Print all of the lines exactly. Any picture among them stays out.
----------------
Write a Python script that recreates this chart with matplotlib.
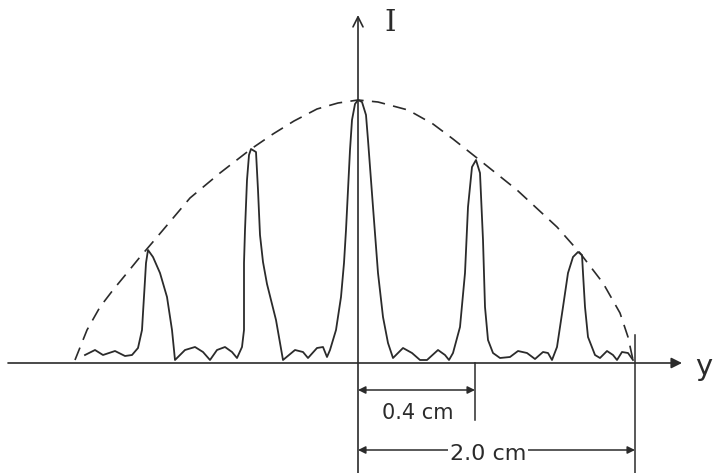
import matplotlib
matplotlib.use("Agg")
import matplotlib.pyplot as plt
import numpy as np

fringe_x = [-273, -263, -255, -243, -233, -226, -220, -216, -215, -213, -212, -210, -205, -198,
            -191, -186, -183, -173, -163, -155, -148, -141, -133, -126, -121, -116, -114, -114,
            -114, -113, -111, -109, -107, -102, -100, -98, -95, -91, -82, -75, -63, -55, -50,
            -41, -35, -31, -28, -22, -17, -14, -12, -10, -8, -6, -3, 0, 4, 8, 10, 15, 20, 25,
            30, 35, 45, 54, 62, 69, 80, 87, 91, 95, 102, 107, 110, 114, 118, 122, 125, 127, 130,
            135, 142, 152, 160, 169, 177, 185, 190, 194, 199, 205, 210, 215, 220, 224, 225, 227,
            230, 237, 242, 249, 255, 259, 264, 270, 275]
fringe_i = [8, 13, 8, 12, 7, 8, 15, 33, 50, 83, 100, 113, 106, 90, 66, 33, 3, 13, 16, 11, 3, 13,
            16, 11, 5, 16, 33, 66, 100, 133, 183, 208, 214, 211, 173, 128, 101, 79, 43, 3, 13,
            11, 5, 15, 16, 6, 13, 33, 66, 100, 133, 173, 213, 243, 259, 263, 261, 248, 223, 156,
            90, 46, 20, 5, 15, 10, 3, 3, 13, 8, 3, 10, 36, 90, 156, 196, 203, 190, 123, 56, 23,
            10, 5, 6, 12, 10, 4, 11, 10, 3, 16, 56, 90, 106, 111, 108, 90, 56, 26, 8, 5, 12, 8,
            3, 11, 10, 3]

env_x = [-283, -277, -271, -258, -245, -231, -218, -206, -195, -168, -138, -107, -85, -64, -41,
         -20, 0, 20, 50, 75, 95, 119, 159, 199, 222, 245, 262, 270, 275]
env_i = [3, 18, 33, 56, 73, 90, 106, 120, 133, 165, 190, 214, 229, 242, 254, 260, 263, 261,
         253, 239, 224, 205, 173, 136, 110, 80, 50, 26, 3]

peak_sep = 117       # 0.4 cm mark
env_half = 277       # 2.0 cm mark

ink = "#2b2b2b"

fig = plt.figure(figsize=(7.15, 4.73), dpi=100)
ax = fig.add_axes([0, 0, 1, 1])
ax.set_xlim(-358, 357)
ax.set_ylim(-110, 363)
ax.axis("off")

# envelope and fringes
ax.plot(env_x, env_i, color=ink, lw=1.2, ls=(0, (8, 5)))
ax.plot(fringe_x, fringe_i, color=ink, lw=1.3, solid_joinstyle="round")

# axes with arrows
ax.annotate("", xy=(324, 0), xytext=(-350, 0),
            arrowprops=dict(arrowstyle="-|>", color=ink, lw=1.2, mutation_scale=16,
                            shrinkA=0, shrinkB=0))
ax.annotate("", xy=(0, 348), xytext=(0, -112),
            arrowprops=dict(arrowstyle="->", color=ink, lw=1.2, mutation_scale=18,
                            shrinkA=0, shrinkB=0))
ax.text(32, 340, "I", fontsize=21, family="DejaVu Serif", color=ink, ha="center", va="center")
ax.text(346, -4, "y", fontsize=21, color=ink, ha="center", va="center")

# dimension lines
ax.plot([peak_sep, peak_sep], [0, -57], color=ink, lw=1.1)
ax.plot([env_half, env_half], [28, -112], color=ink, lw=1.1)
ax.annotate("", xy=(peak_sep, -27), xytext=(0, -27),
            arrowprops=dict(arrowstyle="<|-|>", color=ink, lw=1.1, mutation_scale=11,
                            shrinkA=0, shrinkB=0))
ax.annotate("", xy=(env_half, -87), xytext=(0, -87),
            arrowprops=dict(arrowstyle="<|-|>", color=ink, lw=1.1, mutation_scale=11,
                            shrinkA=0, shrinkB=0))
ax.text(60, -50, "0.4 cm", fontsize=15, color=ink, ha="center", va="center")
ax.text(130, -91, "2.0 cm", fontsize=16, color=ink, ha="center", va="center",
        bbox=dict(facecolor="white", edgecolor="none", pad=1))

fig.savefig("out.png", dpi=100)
----------------
-- Answer to this task --
Write a Python script that recreates this chart with matplotlib.
import matplotlib
matplotlib.use("Agg")
import matplotlib.pyplot as plt
import numpy as np

fringe_x = [-273, -263, -255, -243, -233, -226, -220, -216, -215, -213, -212, -210, -205, -198,
            -191, -186, -183, -173, -163, -155, -148, -141, -133, -126, -121, -116, -114, -114,
            -114, -113, -111, -109, -107, -102, -100, -98, -95, -91, -82, -75, -63, -55, -50,
            -41, -35, -31, -28, -22, -17, -14, -12, -10, -8, -6, -3, 0, 4, 8, 10, 15, 20, 25,
            30, 35, 45, 54, 62, 69, 80, 87, 91, 95, 102, 107, 110, 114, 118, 122, 125, 127, 130,
            135, 142, 152, 160, 169, 177, 185, 190, 194, 199, 205, 210, 215, 220, 224, 225, 227,
            230, 237, 242, 249, 255, 259, 264, 270, 275]
fringe_i = [8, 13, 8, 12, 7, 8, 15, 33, 50, 83, 100, 113, 106, 90, 66, 33, 3, 13, 16, 11, 3, 13,
            16, 11, 5, 16, 33, 66, 100, 133, 183, 208, 214, 211, 173, 128, 101, 79, 43, 3, 13,
            11, 5, 15, 16, 6, 13, 33, 66, 100, 133, 173, 213, 243, 259, 263, 261, 248, 223, 156,
            90, 46, 20, 5, 15, 10, 3, 3, 13, 8, 3, 10, 36, 90, 156, 196, 203, 190, 123, 56, 23,
            10, 5, 6, 12, 10, 4, 11, 10, 3, 16, 56, 90, 106, 111, 108, 90, 56, 26, 8, 5, 12, 8,
            3, 11, 10, 3]

env_x = [-283, -277, -271, -258, -245, -231, -218, -206, -195, -168, -138, -107, -85, -64, -41,
         -20, 0, 20, 50, 75, 95, 119, 159, 199, 222, 245, 262, 270, 275]
env_i = [3, 18, 33, 56, 73, 90, 106, 120, 133, 165, 190, 214, 229, 242, 254, 260, 263, 261,
         253, 239, 224, 205, 173, 136, 110, 80, 50, 26, 3]

peak_sep = 117       # 0.4 cm mark
env_half = 277       # 2.0 cm mark

ink = "#2b2b2b"

fig = plt.figure(figsize=(7.15, 4.73), dpi=100)
ax = fig.add_axes([0, 0, 1, 1])
ax.set_xlim(-358, 357)
ax.set_ylim(-110, 363)
ax.axis("off")

# envelope and fringes
ax.plot(env_x, env_i, color=ink, lw=1.2, ls=(0, (8, 5)))
ax.plot(fringe_x, fringe_i, color=ink, lw=1.3, solid_joinstyle="round")

# axes with arrows
ax.annotate("", xy=(324, 0), xytext=(-350, 0),
            arrowprops=dict(arrowstyle="-|>", color=ink, lw=1.2, mutation_scale=16,
                            shrinkA=0, shrinkB=0))
ax.annotate("", xy=(0, 348), xytext=(0, -112),
            arrowprops=dict(arrowstyle="->", color=ink, lw=1.2, mutation_scale=18,
                            shrinkA=0, shrinkB=0))
ax.text(32, 340, "I", fontsize=21, family="DejaVu Serif", color=ink, ha="center", va="center")
ax.text(346, -4, "y", fontsize=21, color=ink, ha="center", va="center")

# dimension lines
ax.plot([peak_sep, peak_sep], [0, -57], color=ink, lw=1.1)
ax.plot([env_half, env_half], [28, -112], color=ink, lw=1.1)
ax.annotate("", xy=(peak_sep, -27), xytext=(0, -27),
            arrowprops=dict(arrowstyle="<|-|>", color=ink, lw=1.1, mutation_scale=11,
                            shrinkA=0, shrinkB=0))
ax.annotate("", xy=(env_half, -87), xytext=(0, -87),
            arrowprops=dict(arrowstyle="<|-|>", color=ink, lw=1.1, mutation_scale=11,
                            shrinkA=0, shrinkB=0))
ax.text(60, -50, "0.4 cm", fontsize=15, color=ink, ha="center", va="center")
ax.text(130, -91, "2.0 cm", fontsize=16, color=ink, ha="center", va="center",
        bbox=dict(facecolor="white", edgecolor="none", pad=1))

fig.savefig("out.png", dpi=100)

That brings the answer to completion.